» **RECORDS TO USE**:
○ ○ ○ ○

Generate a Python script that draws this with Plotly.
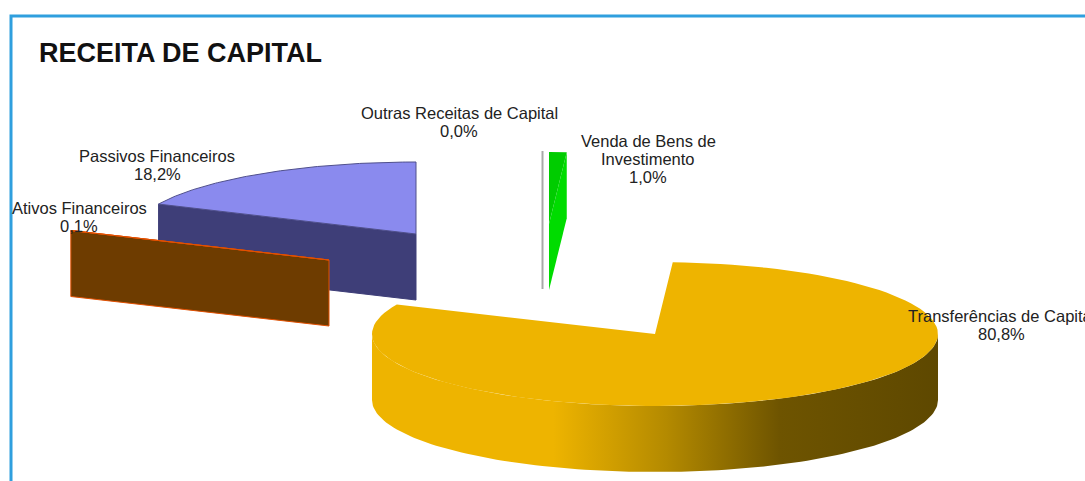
import numpy as np
import plotly.graph_objects as go

# Data (clockwise from 12 o'clock)
categories = ["Outras Receitas de Capital", "Venda de Bens de<br>Investimento",
              "Transferências de Capital", "Ativos Financeiros", "Passivos Financeiros"]
values = [0.0, 1.0, 80.8, 0.1, 18.2]
title_text = "RECEITA DE CAPITAL"

# Projection / style (pixel space of the picture)
RX, RY, DEPTH = 283, 72, 66
centers = [(542.5, 223), (549, 224), (655, 334), (329, 260), (416, 234)]
top_colors = ["#b4b4b4", "#00cc00", "#eeb400", "#6e3c00", "#8a8aee"]
label_pos = [(459, 113), (648, 141), (1001, 316), (79, 208), (157, 156)]
edge_colors = ["#a8a8a8", "#00c800", "#eeb400", "#e25000", "#50508c"]
LINE_PITCH = 18

fig = go.Figure()
total = sum(values)


def arc(c, a0, a1, dz=0, n=120):
    t = np.radians(np.linspace(a0, a1, n))
    return c[0] + RX * np.cos(t), c[1] - RY * np.sin(t) + dz


def poly(x, y, fill, line=None, width=0, grad=None):
    d = dict(x=np.r_[x, x[0]], y=np.r_[y, y[0]], mode="lines", fill="toself",
             fillcolor=fill, hoverinfo="skip", showlegend=False,
             line=dict(color=line or fill, width=width))
    if grad:
        d["fillgradient"] = dict(type="horizontal", colorscale=grad)
    fig.add_trace(go.Scatter(**d))


# slice angle spans from the values
spans = []
a = 90.0
for v in values:
    b = a - v * 360 / total
    spans.append((a, b))
    a = b

wall_grad = [[0, "#eeb400"], [0.32, "#eeb400"], [0.52, "#b48a00"], [0.72, "#6e5400"], [1, "#5e4800"]]
side_colors = {1: "#00dc00", 3: "#6e3c00", 4: "#3e3e78"}

# draw back to front
for i in [4, 3, 0, 1, 2]:
    c = centers[i]
    a0, a1 = spans[i]
    ax, ay = arc(c, a0, a1)
    if i == 2:
        wx, wy = arc(c, 360, 180, 0)
        bx, by = arc(c, 180, 360, DEPTH)
        poly(np.r_[wx, bx], np.r_[wy, by], "#b48a00", grad=wall_grad)
    elif i == 0:
        fig.add_trace(go.Scatter(x=[ax[0], c[0], c[0]], y=[ay[0], c[1], c[1] + DEPTH], mode="lines",
                                 line=dict(color=edge_colors[0], width=2), hoverinfo="skip", showlegend=False))
        continue
    elif i == 1:
        poly([ax[-1], ax[-1], c[0], c[0]], [ay[-1], ay[-1] + DEPTH, c[1] + DEPTH, c[1]], side_colors[1])
    else:
        # cut face from the apex to the far outer corner
        poly([ax[0], c[0], c[0], ax[0]], [ay[0], c[1], c[1] + DEPTH, ay[0] + DEPTH],
             side_colors[i], line=edge_colors[i] if i == 3 else side_colors[i], width=1)
    poly(np.r_[c[0], ax], np.r_[c[1], ay], top_colors[i], line=edge_colors[i], width=1 if i in (3, 4) else 0)

annotations = [dict(text=title_text, x=36.5, y=53, xanchor="left", yanchor="middle", showarrow=False,
                    font=dict(family="Liberation Sans", size=27, color="#111111", weight="bold"))]
for name, v, p in zip(categories, values, label_pos):
    lines = name.split("<br>") + [f"{v:.1f}%".replace(".", ",")]
    for k, line in enumerate(lines):
        annotations.append(dict(text=line, x=p[0], y=p[1] + k * LINE_PITCH, showarrow=False,
                                xanchor="center", yanchor="middle", align="center",
                                font=dict(family="Liberation Sans", size=16.5, color="#222222")))

fig.update_layout(
    width=1085, height=481, margin=dict(l=0, r=0, t=0, b=0),
    paper_bgcolor="white", plot_bgcolor="white", showlegend=False,
    xaxis=dict(range=[0, 1085], visible=False, fixedrange=True),
    yaxis=dict(range=[481, 0], visible=False, fixedrange=True),
    annotations=annotations,
    shapes=[dict(type="path", path="M 11 481 L 11 16 L 1085 16", line=dict(color="#2f9fde", width=3), layer="above")],
)
fig.write_html("out.html", config={"displayModeBar": False},
               post_script="document.body.style.margin='0';document.documentElement.style.overflow='hidden';")
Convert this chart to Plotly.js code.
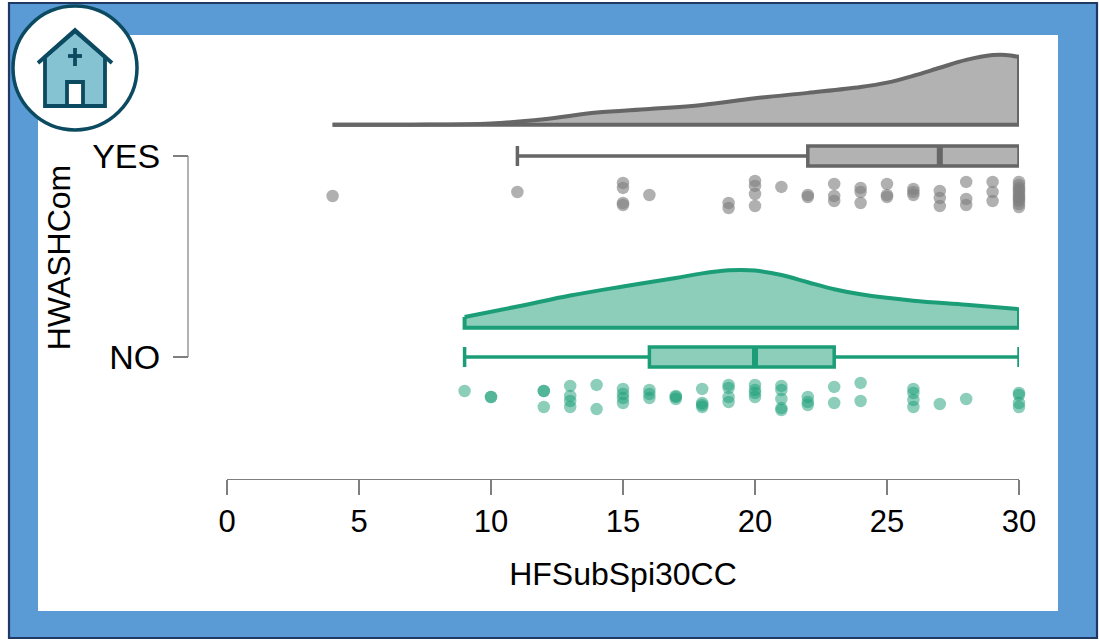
<!DOCTYPE html>
<html><head><meta charset="utf-8">
<script src="https://cdn.plot.ly/plotly-3.0.1.min.js"></script>
<style>html,body{margin:0;padding:0;background:#fff}#chart{width:1099px;height:640px}</style>
</head><body><div id="chart"></div>
<script>
const categories = ['NO', 'YES'];
const categoryPos = [0, 1];
const xTicks = [0, 5, 10, 15, 20, 25, 30];

const yesDensX = [4, 7, 10, 12, 14, 16, 18, 20, 22, 24, 25, 26, 27, 28, 29, 29.5, 30];
const yesDensH = [0, 0, 0.006, 0.027, 0.060, 0.078, 0.098, 0.131, 0.158, 0.187, 0.209, 0.243, 0.283, 0.322, 0.346, 0.347, 0.337];
const noDensX = [9, 11, 13, 15, 17, 18, 19, 19.5, 20, 21, 22, 23, 24, 26, 28, 30];
const noDensH = [0.053, 0.105, 0.160, 0.205, 0.247, 0.270, 0.285, 0.287, 0.284, 0.262, 0.226, 0.191, 0.166, 0.134, 0.114, 0.092];
const yesBase = 1.156, noBase = 0.146;

const yesBox = {low: 11, q1: 22, med: 27, q3: 30, high: 30};
const noBox = {low: 9, q1: 16, med: 20, q3: 23, high: 30};

const yesPtsX = [4, 11, 15, 15, 15, 15, 16, 19, 19, 20, 20, 20, 20, 21, 22, 22, 23, 23, 23, 24, 24, 24, 25, 25, 25, 26, 26, 26, 27, 27, 27, 28, 28, 28, 29, 29, 29, 30, 30, 30, 30, 30, 30, 30, 30, 30, 30, 30];
const yesPtsY = [0.801, 0.821, 0.866, 0.841, 0.766, 0.756, 0.806, 0.766, 0.741, 0.876, 0.851, 0.811, 0.751, 0.846, 0.806, 0.796, 0.861, 0.801, 0.776, 0.841, 0.821, 0.766, 0.861, 0.806, 0.796, 0.836, 0.821, 0.806, 0.826, 0.791, 0.751, 0.871, 0.786, 0.756, 0.871, 0.821, 0.776, 0.871, 0.856, 0.841, 0.831, 0.821, 0.806, 0.796, 0.786, 0.776, 0.761, 0.746];
const noPtsX = [9, 10, 10, 12, 12, 12, 13, 13, 13, 13, 14, 14, 15, 15, 15, 15, 16, 16, 16, 17, 17, 17, 18, 18, 18, 18, 19, 19, 19, 19, 20, 20, 20, 20, 21, 21, 21, 21, 21, 22, 22, 22, 23, 23, 24, 24, 26, 26, 26, 26, 27, 28, 30, 30, 30, 30];
const noPtsY = [-0.169, -0.199, -0.199, -0.169, -0.169, -0.249, -0.144, -0.194, -0.219, -0.249, -0.139, -0.259, -0.159, -0.184, -0.204, -0.229, -0.164, -0.184, -0.204, -0.194, -0.199, -0.209, -0.159, -0.229, -0.239, -0.249, -0.139, -0.154, -0.199, -0.224, -0.139, -0.164, -0.179, -0.199, -0.144, -0.164, -0.209, -0.254, -0.264, -0.199, -0.224, -0.239, -0.149, -0.229, -0.129, -0.219, -0.159, -0.179, -0.214, -0.249, -0.234, -0.209, -0.179, -0.189, -0.229, -0.249];

const GREY = '#666666', GREEN = '#1b9e77';
const W = 1099, H = 640, L = 188, R = 80, T = 36, B = 161;
const px = x => (x - L) / (W - L - R);
const py = y => 1 - (y - T) / (H - T - B);
const P = (x, y) => px(x).toFixed(5) + ' ' + py(y).toFixed(5);
const pathOf = pts => 'M' + pts.map(p => P(p[0], p[1])).join(' L') + ' Z';
const pathOpen = pts => 'M' + pts.map(p => P(p[0], p[1])).join(' L');
const rect = (x0, y0, x1, y1, fill, line) => ({type: 'rect', xref: 'paper', yref: 'paper', layer: 'below', x0: px(x0), x1: px(x1), y0: py(y0), y1: py(y1), fillcolor: fill, line: line});

function cloud(name, xs, hs, base, color) {
  const last = xs.length - 1;
  return [
    {type: 'scatter', mode: 'lines', x: [xs[0], xs[0], xs[last], xs[last]], y: [base + hs[0], base, base, base + hs[last]],
     line: {color: color, width: 4, shape: 'linear'}, showlegend: false, hoverinfo: 'skip', name: name + ' base'},
    {type: 'scatter', mode: 'lines', x: xs, y: hs.map(h => base + h), fill: 'tonexty', fillcolor: color + '80',
     line: {color: color, width: 4, shape: 'spline', smoothing: 1}, showlegend: false, hoverinfo: 'skip', name: name + ' density'}
  ];
}
function box(name, pos, s, color) {
  return [
    {type: 'box', orientation: 'h', y: [pos], q1: [s.q1], median: [s.med], q3: [s.q3], lowerfence: [s.low], upperfence: [s.high],
     width: 0.1, whiskerwidth: 1, boxpoints: false, fillcolor: color + '80', line: {color: color, width: 3.5}, showlegend: false, hoverinfo: 'skip', name: name},
    {type: 'scatter', mode: 'lines', x: [s.med, s.med], y: [pos - 0.05, pos + 0.05], line: {color: color, width: 6}, showlegend: false, hoverinfo: 'skip', name: name + ' median'}
  ];
}
function dots(name, xs, ys, color, alpha) {
  return {type: 'scatter', mode: 'markers', x: xs, y: ys, cliponaxis: false, showlegend: false, hoverinfo: 'skip', name: name,
    marker: {size: 12.5, color: color, opacity: alpha, line: {width: 0}}};
}

const data = [
  ...cloud('YES', yesDensX, yesDensH, yesBase, GREY),
  ...cloud('NO', noDensX, noDensH, noBase, GREEN),
  ...box('YES box', categoryPos[1], yesBox, GREY),
  ...box('NO box', categoryPos[0], noBox, GREEN),
  dots('YES points', yesPtsX, yesPtsY, '#7f7f7f', 0.62),
  dots('NO points', noPtsX, noPtsY, GREEN, 0.5)
];

const NAVY = '#0b4a60';
const layout = {
  width: W, height: H, autosize: false,
  margin: {l: L, r: R, t: T, b: B, pad: 0},
  paper_bgcolor: '#ffffff', plot_bgcolor: 'rgba(0,0,0,0)',
  font: {family: '"Liberation Sans", Arial, sans-serif', color: '#000', size: 30},
  showlegend: false, hovermode: false, boxmode: 'overlay',
  xaxis: {domain: [39 / 831, 1], range: [0, 30], tickmode: 'array', tickvals: xTicks, ticktext: xTicks.map(String),
    showgrid: false, zeroline: false, showline: true, linecolor: '#7f7f7f', linewidth: 1.2,
    ticks: 'outside', ticklen: 15, tickwidth: 1.5, tickcolor: '#7f7f7f', tickfont: {size: 31}, ticklabelstandoff: 0,
    title: {text: 'HFSubSpi30CC', font: {size: 32}, standoff: 24}},
  yaxis: {anchor: 'free', position: 0, range: [-0.607, 1.597], tickmode: 'array', tickvals: categoryPos, ticktext: categories,
    showgrid: false, zeroline: false, showline: false,
    ticks: 'outside', ticklen: 15, tickwidth: 1.5, tickcolor: '#7f7f7f', tickfont: {size: 34}, ticklabelstandoff: 6,
    title: {text: 'HWASHCom', font: {size: 32}, standoff: 10}},
  shapes: [
    rect(9, 3, 1097, 638, '#5b9bd5', {color: '#1f3864', width: 2.2}),
    rect(38, 35, 1058, 611, '#ffffff', {width: 0}),
    {type: 'line', xref: 'paper', yref: 'y', x0: 0, x1: 0, y0: categoryPos[0], y1: categoryPos[1], line: {color: '#7f7f7f', width: 1.2}},
    {type: 'circle', xref: 'paper', yref: 'paper', x0: px(13), x1: px(137), y0: py(6), y1: py(130), fillcolor: '#fff', line: {color: NAVY, width: 3.5}},
    {type: 'path', xref: 'paper', yref: 'paper', path: pathOf([[45, 57], [75, 31], [105, 57], [105, 106], [45, 106]]), fillcolor: '#85c3d3', line: {color: NAVY, width: 3.8}},
    {type: 'path', xref: 'paper', yref: 'paper', path: pathOpen([[38, 63], [75, 30], [112, 63]]), line: {color: NAVY, width: 3.8}},
    {type: 'path', xref: 'paper', yref: 'paper', path: pathOf([[67, 106], [67, 82], [83, 82], [83, 106]]), fillcolor: '#fff', line: {color: NAVY, width: 3.8}},
    {type: 'path', xref: 'paper', yref: 'paper', path: pathOpen([[75, 48], [75, 66]]), line: {color: NAVY, width: 3.8}},
    {type: 'path', xref: 'paper', yref: 'paper', path: pathOpen([[68, 56], [82, 56]]), line: {color: NAVY, width: 3.8}}
  ]
};
Plotly.newPlot('chart', data, layout, {displayModeBar: false, responsive: false, staticPlot: true});
</script></body></html>
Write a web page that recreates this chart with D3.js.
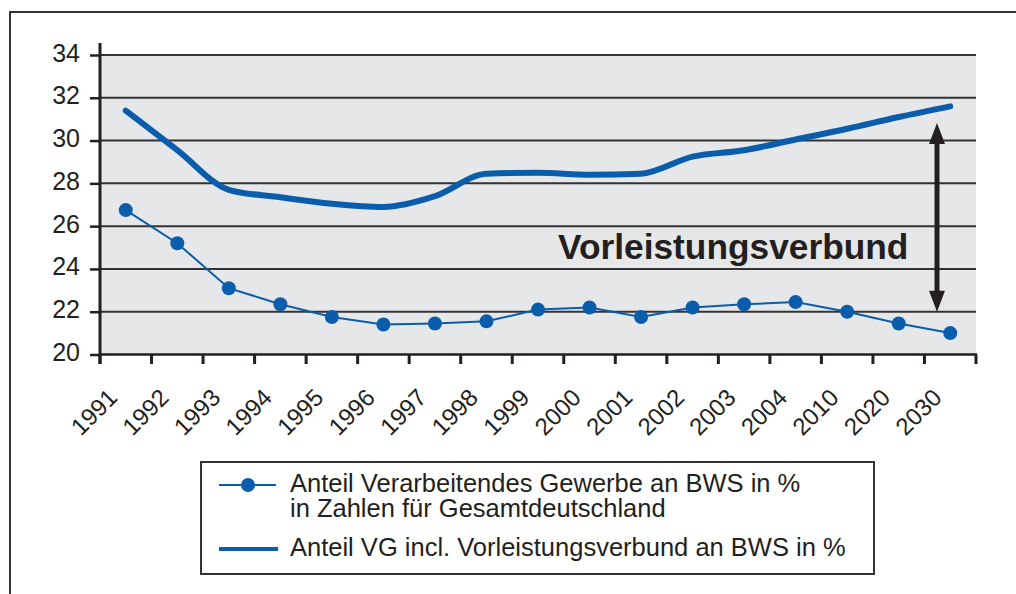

○ ○ ○ ○

» **WHAT YOU ARE ASKED TO DO**: Reproduce the data above exactly, but only the lines from the one showing "Convert this chart to Plotly.js code." through the one showing "const xTicks = [0, 5, 10, 15, 20, 25, 30];", with both ends kept and the pictures left out.

» **OUTPUT FOR THIS EXERCISE**:
Convert this chart to Plotly.js code.
<!DOCTYPE html>
<html><head><meta charset="utf-8">
<script src="https://cdn.plot.ly/plotly-3.0.1.min.js"></script>
<style>html,body{margin:0;padding:0;background:#fff}#chart{width:1099px;height:640px}</style>
</head><body><div id="chart"></div>
<script>
const categories = ['NO', 'YES'];
const categoryPos = [0, 1];
const xTicks = [0, 5, 10, 15, 20, 25, 30];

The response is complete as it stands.